1 Peter 5:2
“Feed the flock of God which is among you, taking the oversight thereof, not by constraint, but willingly; not for filthy lucre, but of a ready mind;”
Leadership is lonely, and sometimes hard, but if you lead properly, it can be rewarding. You will find that good leaders are always trying to find a better way to lead those whom they love, and yet the best leadership manual is God’s Word. The verse above is one of those leadership truths that God imparts to help every person who leads. God gives four characteristics that leaders will be rewarded for if they will make them a part of their leadership styles.
First, rewarding leadership feeds. God says, “Feed the flock of God which is among you…” Leadership teaches. I want you to notice that God didn’t say to feed another’s flock, but to “Feed the flock…which is among you…” In other words, a leader will do everything in their power to equip those whom they lead to do the work God wants them to do. Poor leadership tells people to do something but never teaches them how to do it. It is the leader’s responsibility to be sure that those whom they lead know what they are supposed to do. The purpose of leadership is not to keep those whom you lead under your control for the rest of their lives, but to teach them so that one day they can lead others and teach them how to serve the LORD.

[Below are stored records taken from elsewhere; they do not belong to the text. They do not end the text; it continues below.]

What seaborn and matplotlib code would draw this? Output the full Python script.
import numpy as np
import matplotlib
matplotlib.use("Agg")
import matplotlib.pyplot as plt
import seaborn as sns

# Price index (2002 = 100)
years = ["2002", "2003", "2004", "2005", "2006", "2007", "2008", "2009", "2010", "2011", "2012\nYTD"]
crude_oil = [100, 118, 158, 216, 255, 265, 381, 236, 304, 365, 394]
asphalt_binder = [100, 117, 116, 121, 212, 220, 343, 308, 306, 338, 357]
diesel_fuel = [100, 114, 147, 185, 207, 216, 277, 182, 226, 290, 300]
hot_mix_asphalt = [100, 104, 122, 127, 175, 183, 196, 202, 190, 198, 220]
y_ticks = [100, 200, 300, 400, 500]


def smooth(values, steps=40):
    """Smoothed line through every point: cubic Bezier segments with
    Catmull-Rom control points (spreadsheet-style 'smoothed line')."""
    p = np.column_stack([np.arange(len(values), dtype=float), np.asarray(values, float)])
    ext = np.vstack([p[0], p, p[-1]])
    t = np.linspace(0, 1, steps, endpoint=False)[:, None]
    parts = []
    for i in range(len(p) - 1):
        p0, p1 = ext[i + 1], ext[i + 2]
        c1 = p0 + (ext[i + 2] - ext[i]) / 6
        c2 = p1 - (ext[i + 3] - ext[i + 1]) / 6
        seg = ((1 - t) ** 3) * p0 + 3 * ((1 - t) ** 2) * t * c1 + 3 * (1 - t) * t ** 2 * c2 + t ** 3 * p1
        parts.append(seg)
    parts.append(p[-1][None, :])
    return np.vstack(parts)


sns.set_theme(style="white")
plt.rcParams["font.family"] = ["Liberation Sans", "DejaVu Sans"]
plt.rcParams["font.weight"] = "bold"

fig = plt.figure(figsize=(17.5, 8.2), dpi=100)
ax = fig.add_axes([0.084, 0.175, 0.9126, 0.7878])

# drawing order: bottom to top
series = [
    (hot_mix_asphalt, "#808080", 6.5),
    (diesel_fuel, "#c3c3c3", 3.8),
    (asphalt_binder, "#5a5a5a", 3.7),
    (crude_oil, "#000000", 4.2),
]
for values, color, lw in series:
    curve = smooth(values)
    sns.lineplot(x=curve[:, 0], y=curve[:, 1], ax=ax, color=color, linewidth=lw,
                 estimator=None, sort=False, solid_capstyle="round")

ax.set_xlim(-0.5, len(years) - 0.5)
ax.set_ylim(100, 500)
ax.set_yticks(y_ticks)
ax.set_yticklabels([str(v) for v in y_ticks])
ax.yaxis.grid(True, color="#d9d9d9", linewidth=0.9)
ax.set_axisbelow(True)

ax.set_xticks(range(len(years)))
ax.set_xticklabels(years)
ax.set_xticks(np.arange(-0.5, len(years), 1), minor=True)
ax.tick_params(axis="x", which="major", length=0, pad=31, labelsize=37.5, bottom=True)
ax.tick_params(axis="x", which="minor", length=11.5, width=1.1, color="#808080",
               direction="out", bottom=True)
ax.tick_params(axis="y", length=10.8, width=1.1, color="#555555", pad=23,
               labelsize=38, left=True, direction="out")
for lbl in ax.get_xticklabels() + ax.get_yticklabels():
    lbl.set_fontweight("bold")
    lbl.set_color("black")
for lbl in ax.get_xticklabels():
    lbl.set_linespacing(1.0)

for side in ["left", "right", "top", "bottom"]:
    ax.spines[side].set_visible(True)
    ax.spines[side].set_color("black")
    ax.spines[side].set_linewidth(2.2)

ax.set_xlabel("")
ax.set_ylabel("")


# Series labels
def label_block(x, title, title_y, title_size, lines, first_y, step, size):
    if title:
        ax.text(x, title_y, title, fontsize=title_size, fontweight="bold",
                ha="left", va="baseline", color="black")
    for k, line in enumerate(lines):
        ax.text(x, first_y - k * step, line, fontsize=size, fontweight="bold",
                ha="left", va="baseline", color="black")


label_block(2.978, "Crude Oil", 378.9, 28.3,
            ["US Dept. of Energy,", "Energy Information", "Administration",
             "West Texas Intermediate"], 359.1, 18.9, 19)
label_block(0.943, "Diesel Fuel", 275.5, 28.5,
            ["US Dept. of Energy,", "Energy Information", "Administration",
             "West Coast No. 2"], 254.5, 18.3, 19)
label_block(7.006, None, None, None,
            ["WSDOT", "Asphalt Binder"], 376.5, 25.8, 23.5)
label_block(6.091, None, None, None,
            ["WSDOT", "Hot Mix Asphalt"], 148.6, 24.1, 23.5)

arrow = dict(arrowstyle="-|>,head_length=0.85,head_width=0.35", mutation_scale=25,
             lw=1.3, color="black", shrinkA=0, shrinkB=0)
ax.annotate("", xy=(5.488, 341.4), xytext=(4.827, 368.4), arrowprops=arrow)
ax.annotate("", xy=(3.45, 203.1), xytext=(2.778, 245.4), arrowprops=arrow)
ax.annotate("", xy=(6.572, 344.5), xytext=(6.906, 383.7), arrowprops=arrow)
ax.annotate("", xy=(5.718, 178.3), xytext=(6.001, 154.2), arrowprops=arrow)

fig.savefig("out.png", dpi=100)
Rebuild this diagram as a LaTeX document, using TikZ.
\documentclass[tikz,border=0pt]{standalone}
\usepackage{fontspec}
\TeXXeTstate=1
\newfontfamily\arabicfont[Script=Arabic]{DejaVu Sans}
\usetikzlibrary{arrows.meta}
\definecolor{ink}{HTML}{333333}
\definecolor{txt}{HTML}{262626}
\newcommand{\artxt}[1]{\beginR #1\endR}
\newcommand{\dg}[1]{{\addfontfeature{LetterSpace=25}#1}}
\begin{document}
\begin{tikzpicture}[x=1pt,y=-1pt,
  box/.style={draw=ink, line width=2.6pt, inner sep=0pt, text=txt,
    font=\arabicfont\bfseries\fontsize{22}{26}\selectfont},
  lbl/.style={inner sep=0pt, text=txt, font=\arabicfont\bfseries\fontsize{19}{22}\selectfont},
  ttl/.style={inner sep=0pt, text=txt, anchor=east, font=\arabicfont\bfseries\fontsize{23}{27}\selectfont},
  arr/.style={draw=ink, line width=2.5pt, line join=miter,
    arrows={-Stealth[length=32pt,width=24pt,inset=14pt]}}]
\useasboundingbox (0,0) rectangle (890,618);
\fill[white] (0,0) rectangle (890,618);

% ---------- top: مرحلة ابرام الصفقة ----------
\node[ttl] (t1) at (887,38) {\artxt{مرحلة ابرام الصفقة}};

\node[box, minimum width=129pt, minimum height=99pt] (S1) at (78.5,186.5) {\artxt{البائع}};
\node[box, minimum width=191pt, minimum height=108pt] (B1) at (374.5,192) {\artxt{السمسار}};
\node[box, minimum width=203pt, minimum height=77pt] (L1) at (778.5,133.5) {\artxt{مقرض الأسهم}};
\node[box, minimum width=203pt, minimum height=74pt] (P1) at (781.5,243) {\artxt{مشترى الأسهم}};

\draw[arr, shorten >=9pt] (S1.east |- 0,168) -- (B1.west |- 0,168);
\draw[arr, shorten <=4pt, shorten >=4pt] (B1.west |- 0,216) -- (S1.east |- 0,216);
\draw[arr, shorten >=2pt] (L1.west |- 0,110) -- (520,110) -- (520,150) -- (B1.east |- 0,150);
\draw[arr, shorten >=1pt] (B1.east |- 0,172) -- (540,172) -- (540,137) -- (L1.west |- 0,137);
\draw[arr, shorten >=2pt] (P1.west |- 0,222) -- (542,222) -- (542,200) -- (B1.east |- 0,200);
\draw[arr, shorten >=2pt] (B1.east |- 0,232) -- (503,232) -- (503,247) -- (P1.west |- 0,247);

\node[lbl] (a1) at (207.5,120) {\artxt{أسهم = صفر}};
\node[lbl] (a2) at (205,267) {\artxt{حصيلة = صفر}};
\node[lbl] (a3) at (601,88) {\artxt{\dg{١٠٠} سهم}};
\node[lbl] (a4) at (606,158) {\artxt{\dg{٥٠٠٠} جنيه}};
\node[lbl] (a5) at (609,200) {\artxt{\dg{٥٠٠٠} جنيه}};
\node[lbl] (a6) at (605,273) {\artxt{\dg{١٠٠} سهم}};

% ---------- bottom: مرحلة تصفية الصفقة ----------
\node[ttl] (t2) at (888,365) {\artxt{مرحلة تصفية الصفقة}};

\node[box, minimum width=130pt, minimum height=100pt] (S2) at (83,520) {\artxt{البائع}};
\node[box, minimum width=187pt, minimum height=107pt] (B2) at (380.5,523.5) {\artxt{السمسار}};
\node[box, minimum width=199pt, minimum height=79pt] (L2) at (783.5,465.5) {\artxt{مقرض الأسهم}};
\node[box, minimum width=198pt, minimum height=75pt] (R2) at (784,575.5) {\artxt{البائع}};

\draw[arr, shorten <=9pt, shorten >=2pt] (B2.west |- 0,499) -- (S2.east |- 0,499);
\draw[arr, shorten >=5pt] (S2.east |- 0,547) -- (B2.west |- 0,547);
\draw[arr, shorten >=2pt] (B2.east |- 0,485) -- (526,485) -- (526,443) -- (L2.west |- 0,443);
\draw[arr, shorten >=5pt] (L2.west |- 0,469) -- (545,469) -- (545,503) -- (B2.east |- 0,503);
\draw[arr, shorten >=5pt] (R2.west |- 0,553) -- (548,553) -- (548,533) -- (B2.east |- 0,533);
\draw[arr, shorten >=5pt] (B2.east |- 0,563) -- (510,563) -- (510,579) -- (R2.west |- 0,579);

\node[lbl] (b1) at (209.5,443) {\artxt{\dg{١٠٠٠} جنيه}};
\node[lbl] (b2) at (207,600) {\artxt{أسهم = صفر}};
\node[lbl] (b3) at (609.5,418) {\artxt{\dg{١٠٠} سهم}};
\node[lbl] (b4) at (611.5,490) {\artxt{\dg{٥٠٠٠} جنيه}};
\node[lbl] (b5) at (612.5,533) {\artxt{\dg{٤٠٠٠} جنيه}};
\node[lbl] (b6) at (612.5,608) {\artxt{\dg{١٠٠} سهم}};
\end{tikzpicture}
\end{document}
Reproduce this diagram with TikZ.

Second, rewarding leadership oversees. God continues to say, “…taking the oversight thereof, not by constraint, but willingly…” Leadership doesn’t tear down; instead, it builds up. The word “constraint” means to lead by force. In other words, good leadership compels people to serve the LORD willingly and doesn’t shame them into service. Every leader has a heart for what they do, but they must be careful about letting their heart cause them to shame people into doing what they want them to do. The best leader teaches people in such a manner that they willingly do what they are supposed to do. The reason leaders feed is so that followers will willingly follow. If you feed the flock, they will follow.
Third, rewarding leadership has priorities. God continues to say, “…not for filthy lucre, but of a ready mind…” Being of a ready mind means to do it for the proper cause. The proper cause is for the sake of Christ. A good leader doesn’t lead to point people to themselves, but they lead to point people to Christ. If what you do as a leader is for your own gain, you are a leader who leads through constraint and demands people to do something they don’t know how to do. Good leadership always keeps the priorities of the One who we are serving, which is Jesus Christ.
Fourth, rewarding leadership leads by example. Verse 3 says, “Neither as being lords over God’s heritage, but being ensamples to the flock.” The greatest leadership is leadership that doesn’t say hear and go do, but it says to follow and see. Didn’t Jesus say in Matthew 4:19, “Follow me, and I will make you fishers of men.” My friend, leadership is not sitting in an office telling people what to do, though you have to do that at times, but it is asking people to come with you as you do what you want them to do. As they follow you, it creates a time of dialogue where you can teach them how to do what is right. Rewarding leadership serves together with those whom they lead. The greatest thing about rewarding leadership is when you see those you’ve led by example doing what you taught them to do. That, my friend, is what we are all supposed to do as leaders.